▶ [Your goal]
Starting at the first line of the listing below, retype each line up to and including the one that contains "1.03, 2.0, 2.62];". Leave pictures out.
━━━━
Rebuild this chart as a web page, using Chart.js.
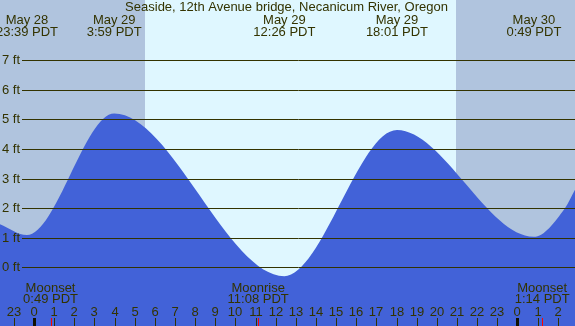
<!DOCTYPE html>
<html>
<head>
<meta charset="utf-8">
<script src="https://cdn.jsdelivr.net/npm/chart.js@4/dist/chart.umd.min.js"></script>
<style>
  html, body { margin: 0; padding: 0; background: #b0c4de; }
  #wrap { width: 575px; height: 326px; position: relative; }
</style>
</head>
<body>
<div id="wrap"><canvas id="tide"></canvas></div>
<script>
// hours counted from May 29 00:00 PDT
const tideHours = [-1.69, -0.35, 3.98, 12.43, 18.02, 24.82, 26.36, 26.86];
const tideFeet  = [1.46, 1.09, 5.2, -0.3, 4.64, 1.03, 2.0, 2.62];

const extremeHours  = [-0.35, 3.98, 12.43, 18.02, 24.82];
const extremeDates  = ["May 28", "May 29", "May 29", "May 29", "May 30"];
const extremeTimes  = ["23:39 PDT", "3:59 PDT", "12:26 PDT", "18:01 PDT", "0:49 PDT"];

const moonHours  = [0.82, 11.13, 25.23];
const moonNames  = ["Moonset", "Moonrise", "Moonset"];
const moonTimes  = ["0:49 PDT", "11:08 PDT", "1:14 PDT"];

const sunrise = 5.51;
const sunset = 20.95;

const feetTicks = [0, 1, 2, 3, 4, 5, 6, 7];
const hourTicks = [-1, 0, 1, 2, 3, 4, 5, 6, 7, 8, 9, 10, 11, 12, 13, 14, 15, 16, 17, 18, 19, 20, 21, 22, 23, 24, 25, 26];
const midnights = [0, 24];

const title = "Seaside, 12th Avenue bridge, Necanicum River, Oregon";

const INK = "#333300";
const FONT = "13px 'Liberation Sans', Arial, sans-serif";

/* BACKGROUND: night / day */
const skyPlugin = {
  id: "sky",
  beforeDraw(chart) {
    const { ctx, scales: { x } } = chart;
    const w = chart.width, h = chart.height;
    ctx.save();
    ctx.fillStyle = "#b0c4de";
    ctx.fillRect(0, 0, w, h);
    const x1 = Math.round(x.getPixelForValue(sunrise));
    const x2 = Math.round(x.getPixelForValue(sunset));
    ctx.fillStyle = "#dff7ff";
    ctx.fillRect(x1, 0, x2 - x1, h);
    ctx.restore();
  }
};

/* GRID, LABELS, TICKS */
const overlayPlugin = {
  id: "overlay",
  afterDatasetsDraw(chart) {
    const { ctx, scales: { x, y } } = chart;
    const w = chart.width, h = chart.height;
    ctx.save();
    ctx.font = FONT;
    ctx.fillStyle = INK;
    ctx.strokeStyle = INK;
    ctx.lineWidth = 1;

    // feet lines
    ctx.textBaseline = "middle";
    ctx.textAlign = "left";
    feetTicks.forEach(f => {
      const py = Math.round(y.getPixelForValue(f)) + 0.5;
      ctx.beginPath();
      ctx.moveTo(22, py);
      ctx.lineTo(w, py);
      ctx.stroke();
      ctx.fillText(f + " ft", 2, py);
    });

    // title
    ctx.textAlign = "center";
    ctx.fillText(title, w / 2 - 1, 7);

    // high / low labels
    extremeHours.forEach((hr, i) => {
      const px = x.getPixelForValue(hr);
      ctx.fillText(extremeDates[i], px, 20);
      ctx.fillText(extremeTimes[i], px, 32);
    });

    // moon labels
    moonHours.forEach((hr, i) => {
      const px = x.getPixelForValue(hr);
      ctx.fillText(moonNames[i], px, 288);
      ctx.fillText(moonTimes[i], px, 299);
    });

    // hour labels and ticks
    hourTicks.forEach(hr => {
      const px = Math.round(x.getPixelForValue(hr));
      const lbl = ((hr % 24) + 24) % 24;
      ctx.fillText(String(lbl), px, 312);
      ctx.fillRect(px, 318, 1, h - 318);
    });
    ctx.fillStyle = "#111100";
    midnights.forEach(hr => {
      const px = Math.round(x.getPixelForValue(hr));
      ctx.fillRect(px - 1, 318, 3, h - 318);
    });
    ctx.fillStyle = "#ff0000";
    moonHours.forEach(hr => {
      const px = Math.round(x.getPixelForValue(hr));
      ctx.fillRect(px, 318, 1, h - 318);
    });
    ctx.restore();
  }
};

new Chart(document.getElementById("tide"), {
  type: "line",
  data: {
    datasets: [{
      data: tideHours.map((hr, i) => ({ x: hr, y: tideFeet[i] })),
      fill: "start",
      backgroundColor: "#4262d8",
      borderWidth: 0,
      borderColor: "rgba(0,0,0,0)",
      pointRadius: 0,
      cubicInterpolationMode: "monotone"
    }]
  },
  options: {
    responsive: true,
    maintainAspectRatio: false,
    animation: false,
    layout: { padding: 0 },
    plugins: { legend: { display: false }, tooltip: { enabled: false } },
    scales: {
      x: { type: "linear", min: -1.69, max: 26.86, display: false },
      y: { min: -1.985, max: 9.04, display: false }
    }
  },
  plugins: [skyPlugin, overlayPlugin]
});
</script>
</body>
</html>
━━━━
▶ [Result]
Rebuild this chart as a web page, using Chart.js.
<!DOCTYPE html>
<html>
<head>
<meta charset="utf-8">
<script src="https://cdn.jsdelivr.net/npm/chart.js@4/dist/chart.umd.min.js"></script>
<style>
  html, body { margin: 0; padding: 0; background: #b0c4de; }
  #wrap { width: 575px; height: 326px; position: relative; }
</style>
</head>
<body>
<div id="wrap"><canvas id="tide"></canvas></div>
<script>
// hours counted from May 29 00:00 PDT
const tideHours = [-1.69, -0.35, 3.98, 12.43, 18.02, 24.82, 26.36, 26.86];
const tideFeet  = [1.46, 1.09, 5.2, -0.3, 4.64, 1.03, 2.0, 2.62];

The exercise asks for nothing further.